Lorsque les poursuites ont été engagées, le juge ou le Tribunal peut prononcer une peine d’emprisonnement d’une durée maximale d’un an et/ou une peine d’amende d’un montant maximum de 3 750 euros.
Cette peine peut être portée à 5 ans d’emprisonnement et/ou 75 000 euros d’amende lorsqu’elle a été commise dans l'exercice ou à l'occasion de l'exercice de ses fonctions par une personne dépositaire de l'autorité publique ou chargée d'une mission de service public, ou par le personnel (y compris intérimaire) d'une entreprise de transport terrestre, maritime ou aérien, de marchandises ou de voyageurs exerçant des fonctions mettant en cause la sécurité du transport.
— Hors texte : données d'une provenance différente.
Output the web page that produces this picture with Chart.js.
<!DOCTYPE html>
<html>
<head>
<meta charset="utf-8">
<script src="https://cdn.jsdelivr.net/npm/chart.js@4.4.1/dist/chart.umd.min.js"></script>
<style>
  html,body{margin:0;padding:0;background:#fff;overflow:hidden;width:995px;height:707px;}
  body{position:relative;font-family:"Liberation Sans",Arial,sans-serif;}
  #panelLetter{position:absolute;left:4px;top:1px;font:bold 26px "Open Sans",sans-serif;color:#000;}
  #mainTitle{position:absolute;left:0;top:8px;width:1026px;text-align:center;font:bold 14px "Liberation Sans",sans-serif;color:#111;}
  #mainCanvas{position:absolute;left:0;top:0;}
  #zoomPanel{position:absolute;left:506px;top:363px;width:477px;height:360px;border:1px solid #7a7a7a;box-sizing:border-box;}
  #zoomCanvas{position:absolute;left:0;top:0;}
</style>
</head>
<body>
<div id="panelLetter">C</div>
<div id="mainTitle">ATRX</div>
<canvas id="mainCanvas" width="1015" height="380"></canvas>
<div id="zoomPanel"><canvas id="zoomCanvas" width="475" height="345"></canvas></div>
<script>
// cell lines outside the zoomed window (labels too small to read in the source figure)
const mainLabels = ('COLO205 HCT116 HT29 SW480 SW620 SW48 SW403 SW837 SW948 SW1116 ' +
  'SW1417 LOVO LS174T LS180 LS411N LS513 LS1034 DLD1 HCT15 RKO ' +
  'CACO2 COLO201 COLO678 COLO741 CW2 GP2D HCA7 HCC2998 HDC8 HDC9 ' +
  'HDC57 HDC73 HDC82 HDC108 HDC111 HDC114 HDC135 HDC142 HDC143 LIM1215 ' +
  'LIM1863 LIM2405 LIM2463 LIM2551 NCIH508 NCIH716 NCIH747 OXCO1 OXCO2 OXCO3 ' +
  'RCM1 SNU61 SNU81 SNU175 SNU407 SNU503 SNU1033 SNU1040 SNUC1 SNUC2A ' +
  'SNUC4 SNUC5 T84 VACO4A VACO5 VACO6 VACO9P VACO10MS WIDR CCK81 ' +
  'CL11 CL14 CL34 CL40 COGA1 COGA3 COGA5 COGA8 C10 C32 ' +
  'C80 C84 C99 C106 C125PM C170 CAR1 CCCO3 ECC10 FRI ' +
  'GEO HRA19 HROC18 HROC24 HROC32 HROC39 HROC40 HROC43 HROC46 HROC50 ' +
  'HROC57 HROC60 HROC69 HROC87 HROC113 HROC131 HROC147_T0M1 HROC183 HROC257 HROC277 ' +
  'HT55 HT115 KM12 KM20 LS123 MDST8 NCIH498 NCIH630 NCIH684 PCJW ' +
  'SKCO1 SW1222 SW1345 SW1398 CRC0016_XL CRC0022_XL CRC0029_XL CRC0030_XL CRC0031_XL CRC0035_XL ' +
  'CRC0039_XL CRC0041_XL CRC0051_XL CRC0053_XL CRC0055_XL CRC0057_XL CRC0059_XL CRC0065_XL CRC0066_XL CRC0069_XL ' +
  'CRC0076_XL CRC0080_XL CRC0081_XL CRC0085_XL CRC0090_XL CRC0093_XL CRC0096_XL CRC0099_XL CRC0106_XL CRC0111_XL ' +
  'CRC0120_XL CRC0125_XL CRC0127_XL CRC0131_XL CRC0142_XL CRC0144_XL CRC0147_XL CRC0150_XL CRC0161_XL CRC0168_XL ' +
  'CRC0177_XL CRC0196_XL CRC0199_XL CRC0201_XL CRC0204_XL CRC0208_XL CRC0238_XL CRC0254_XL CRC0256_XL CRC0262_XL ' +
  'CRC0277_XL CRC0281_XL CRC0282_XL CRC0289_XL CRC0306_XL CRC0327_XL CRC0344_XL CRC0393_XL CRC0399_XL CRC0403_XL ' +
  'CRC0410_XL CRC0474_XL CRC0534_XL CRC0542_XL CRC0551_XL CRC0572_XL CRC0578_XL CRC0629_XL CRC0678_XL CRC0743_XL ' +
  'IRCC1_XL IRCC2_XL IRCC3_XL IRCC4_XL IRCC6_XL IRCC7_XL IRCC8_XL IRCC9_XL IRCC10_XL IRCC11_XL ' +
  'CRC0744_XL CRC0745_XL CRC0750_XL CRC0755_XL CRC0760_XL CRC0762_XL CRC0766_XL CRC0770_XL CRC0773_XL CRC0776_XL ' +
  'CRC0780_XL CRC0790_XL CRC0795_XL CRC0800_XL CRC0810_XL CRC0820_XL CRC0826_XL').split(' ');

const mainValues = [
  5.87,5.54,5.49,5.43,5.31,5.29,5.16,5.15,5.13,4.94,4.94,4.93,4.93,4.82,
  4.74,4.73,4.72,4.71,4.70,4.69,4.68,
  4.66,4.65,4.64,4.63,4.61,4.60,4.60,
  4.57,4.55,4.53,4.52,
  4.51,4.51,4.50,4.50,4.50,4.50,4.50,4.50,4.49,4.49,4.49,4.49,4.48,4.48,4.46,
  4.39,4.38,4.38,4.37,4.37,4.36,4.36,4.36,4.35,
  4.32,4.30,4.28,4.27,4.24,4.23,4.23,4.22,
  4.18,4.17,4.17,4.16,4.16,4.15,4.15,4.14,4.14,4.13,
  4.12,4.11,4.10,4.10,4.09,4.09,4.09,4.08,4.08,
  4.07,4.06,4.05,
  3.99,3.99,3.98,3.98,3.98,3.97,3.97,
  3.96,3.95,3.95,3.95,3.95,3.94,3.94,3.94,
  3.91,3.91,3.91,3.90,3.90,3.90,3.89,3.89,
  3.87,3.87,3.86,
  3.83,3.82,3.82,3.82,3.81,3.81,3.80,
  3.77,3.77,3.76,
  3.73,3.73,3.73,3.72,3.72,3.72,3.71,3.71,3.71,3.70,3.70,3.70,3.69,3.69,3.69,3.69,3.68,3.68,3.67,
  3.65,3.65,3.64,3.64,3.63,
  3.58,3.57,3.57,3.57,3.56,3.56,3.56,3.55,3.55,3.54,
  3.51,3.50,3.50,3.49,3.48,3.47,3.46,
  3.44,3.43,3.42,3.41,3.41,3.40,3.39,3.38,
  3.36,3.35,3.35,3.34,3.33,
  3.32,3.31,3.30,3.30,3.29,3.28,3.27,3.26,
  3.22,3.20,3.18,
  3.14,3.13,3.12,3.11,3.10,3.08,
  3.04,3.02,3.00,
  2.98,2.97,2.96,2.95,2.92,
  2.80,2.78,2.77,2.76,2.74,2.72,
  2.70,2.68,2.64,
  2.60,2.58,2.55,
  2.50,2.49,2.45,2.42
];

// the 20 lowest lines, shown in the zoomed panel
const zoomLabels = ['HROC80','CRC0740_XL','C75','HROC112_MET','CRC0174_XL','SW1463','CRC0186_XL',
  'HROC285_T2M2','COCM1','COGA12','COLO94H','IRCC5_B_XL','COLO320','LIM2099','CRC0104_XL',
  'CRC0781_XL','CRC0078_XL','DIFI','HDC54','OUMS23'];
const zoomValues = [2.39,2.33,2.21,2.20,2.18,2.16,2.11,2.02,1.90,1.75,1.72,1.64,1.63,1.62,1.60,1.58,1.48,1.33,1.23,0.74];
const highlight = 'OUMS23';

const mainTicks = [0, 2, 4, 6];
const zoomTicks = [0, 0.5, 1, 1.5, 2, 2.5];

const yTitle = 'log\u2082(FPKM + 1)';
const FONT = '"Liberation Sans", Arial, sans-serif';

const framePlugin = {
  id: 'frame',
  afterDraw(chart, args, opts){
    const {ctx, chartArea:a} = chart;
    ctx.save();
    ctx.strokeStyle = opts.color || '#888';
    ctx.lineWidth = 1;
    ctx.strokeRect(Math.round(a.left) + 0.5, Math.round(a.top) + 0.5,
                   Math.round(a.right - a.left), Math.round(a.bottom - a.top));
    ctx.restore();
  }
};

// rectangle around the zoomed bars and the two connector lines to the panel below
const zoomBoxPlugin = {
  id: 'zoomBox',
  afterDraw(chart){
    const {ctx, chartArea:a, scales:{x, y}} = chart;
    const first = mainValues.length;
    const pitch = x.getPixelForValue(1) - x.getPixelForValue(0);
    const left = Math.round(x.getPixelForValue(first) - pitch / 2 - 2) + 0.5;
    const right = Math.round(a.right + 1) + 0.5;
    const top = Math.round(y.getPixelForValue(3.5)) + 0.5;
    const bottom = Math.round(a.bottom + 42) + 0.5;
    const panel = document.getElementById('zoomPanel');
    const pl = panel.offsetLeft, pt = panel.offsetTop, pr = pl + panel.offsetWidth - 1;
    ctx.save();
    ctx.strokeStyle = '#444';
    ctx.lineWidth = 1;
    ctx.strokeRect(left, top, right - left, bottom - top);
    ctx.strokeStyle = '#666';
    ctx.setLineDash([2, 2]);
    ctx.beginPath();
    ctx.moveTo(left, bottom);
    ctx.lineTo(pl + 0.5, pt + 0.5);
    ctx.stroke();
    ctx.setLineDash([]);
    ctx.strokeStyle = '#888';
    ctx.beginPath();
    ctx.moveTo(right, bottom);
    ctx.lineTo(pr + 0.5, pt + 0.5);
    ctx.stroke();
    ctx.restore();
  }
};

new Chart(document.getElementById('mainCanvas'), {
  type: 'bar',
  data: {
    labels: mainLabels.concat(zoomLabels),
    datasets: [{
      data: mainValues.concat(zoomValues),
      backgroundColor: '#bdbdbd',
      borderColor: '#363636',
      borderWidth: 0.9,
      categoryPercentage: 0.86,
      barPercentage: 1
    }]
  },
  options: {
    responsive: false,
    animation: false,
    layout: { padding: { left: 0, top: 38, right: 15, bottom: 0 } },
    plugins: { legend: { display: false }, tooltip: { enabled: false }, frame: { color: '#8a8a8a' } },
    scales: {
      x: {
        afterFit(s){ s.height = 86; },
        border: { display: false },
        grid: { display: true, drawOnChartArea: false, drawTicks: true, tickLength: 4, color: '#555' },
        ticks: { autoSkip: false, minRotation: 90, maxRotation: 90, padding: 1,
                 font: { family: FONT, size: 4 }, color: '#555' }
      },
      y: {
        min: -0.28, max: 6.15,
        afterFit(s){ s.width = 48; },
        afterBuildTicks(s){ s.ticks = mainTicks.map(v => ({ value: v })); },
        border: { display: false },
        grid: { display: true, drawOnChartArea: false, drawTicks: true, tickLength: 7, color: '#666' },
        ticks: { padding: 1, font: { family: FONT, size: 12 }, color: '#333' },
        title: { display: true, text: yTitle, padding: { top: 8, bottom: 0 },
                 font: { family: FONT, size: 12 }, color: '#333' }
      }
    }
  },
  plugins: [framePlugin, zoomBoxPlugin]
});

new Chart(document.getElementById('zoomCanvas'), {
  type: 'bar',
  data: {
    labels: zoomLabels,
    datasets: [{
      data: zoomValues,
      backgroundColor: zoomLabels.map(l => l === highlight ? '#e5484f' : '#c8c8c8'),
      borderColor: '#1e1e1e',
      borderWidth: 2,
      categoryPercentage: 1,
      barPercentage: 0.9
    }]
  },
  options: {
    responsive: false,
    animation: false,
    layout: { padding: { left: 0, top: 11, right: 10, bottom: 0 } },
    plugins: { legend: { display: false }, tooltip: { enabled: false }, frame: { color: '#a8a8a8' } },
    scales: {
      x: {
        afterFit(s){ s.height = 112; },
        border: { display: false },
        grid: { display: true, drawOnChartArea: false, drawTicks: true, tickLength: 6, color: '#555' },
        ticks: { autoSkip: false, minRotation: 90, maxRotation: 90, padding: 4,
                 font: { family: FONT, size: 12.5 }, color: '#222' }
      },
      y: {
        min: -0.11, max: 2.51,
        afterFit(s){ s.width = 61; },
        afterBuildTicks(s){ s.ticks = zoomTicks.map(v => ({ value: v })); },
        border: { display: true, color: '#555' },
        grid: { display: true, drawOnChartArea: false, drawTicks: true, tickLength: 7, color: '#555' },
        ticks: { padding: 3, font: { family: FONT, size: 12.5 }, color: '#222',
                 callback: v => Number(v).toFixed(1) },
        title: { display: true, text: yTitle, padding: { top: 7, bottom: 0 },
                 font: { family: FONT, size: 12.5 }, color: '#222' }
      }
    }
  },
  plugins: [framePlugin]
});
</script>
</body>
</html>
Ces peines peuvent être assorties d’un sursis, et pour l’emprisonnement, d’un sursis probatoire avec un certain nombre d’obligations (par exemple, une obligation de soins ou une injonction thérapeutique).
Le juge ou le Tribunal peuvent prononcer d’autres peines :
- des peines alternatives à l’emprisonnement : prévues pour l’ensemble des infractions, ces peines ne peuvent être prononcées qu’à la place de la peine d’emprisonnement. Il s’agit notamment :
- de la peine de travail d'intérêt général selon les modalités prévues à l'article 131-8 du code pénal et selon les conditions prévues aux articles 131-22 à 131-24 du même code ;
- de la peine de jours-amende dans les conditions fixées aux articles 131-5 et 131-25 du code pénal ;
- des peines prévues à l’article 131-6 du Code pénal comme :
- la suspension, pour une durée de cinq ans au plus, du permis de conduire, l'interdiction de conduire certains véhicules pendant une durée de cinq ans au plus, l’annulation du permis de conduire avec interdiction de solliciter la délivrance d'un nouveau permis pendant cinq ans au plus ;
- la confiscation d'un ou de plusieurs véhicules appartenant au condamné ou l'immobilisation, pour une durée d'un an au plus, d'un ou de plusieurs véhicules appartenant au condamné ;
- le retrait du permis de chasser avec interdiction de solliciter la délivrance d'un nouveau permis pendant cinq ans au plus ;
- l'interdiction, pour une durée de trois ans au plus, de paraître dans certains lieux ou catégories de lieux déterminés par la juridiction et dans lesquels l'infraction a été commise ;
- l'interdiction, pour une durée de trois ans au plus, de fréquenter certains condamnés spécialement désignés par la juridiction, notamment les auteurs ou complices de l'infraction ;
- l'interdiction, pour une durée de cinq ans au plus, d'exercer une profession commerciale ou industrielle, de diriger, d'administrer, de gérer ou de contrôler à un titre quelconque, directement ou indirectement, pour son propre compte ou pour le compte d'autrui, une entreprise commerciale ou industrielle ou une société commerciale.
- des peines complémentaires, qui peuvent être prononcées en plus de l’amende ou de l’emprisonnement ou en remplacement de ces peines. Ainsi en est-il de :
- la peine d’injonction thérapeutique qui est une mesure de soins pénalement ordonné dont le suivi est assuré par un médecin relais, prévue aux articles L3413-1 à L3413-4 et L3423-1 et suivants du code de la santé publique ;
- la peine d'obligation d'accomplir, à ses frais, un stage, par exemple un stage de sensibilisation aux dangers de l’usage de produits stupéfiants ou de sensibilisation à la sécurité routière prévue par l’article 131-5-1 du Code pénal.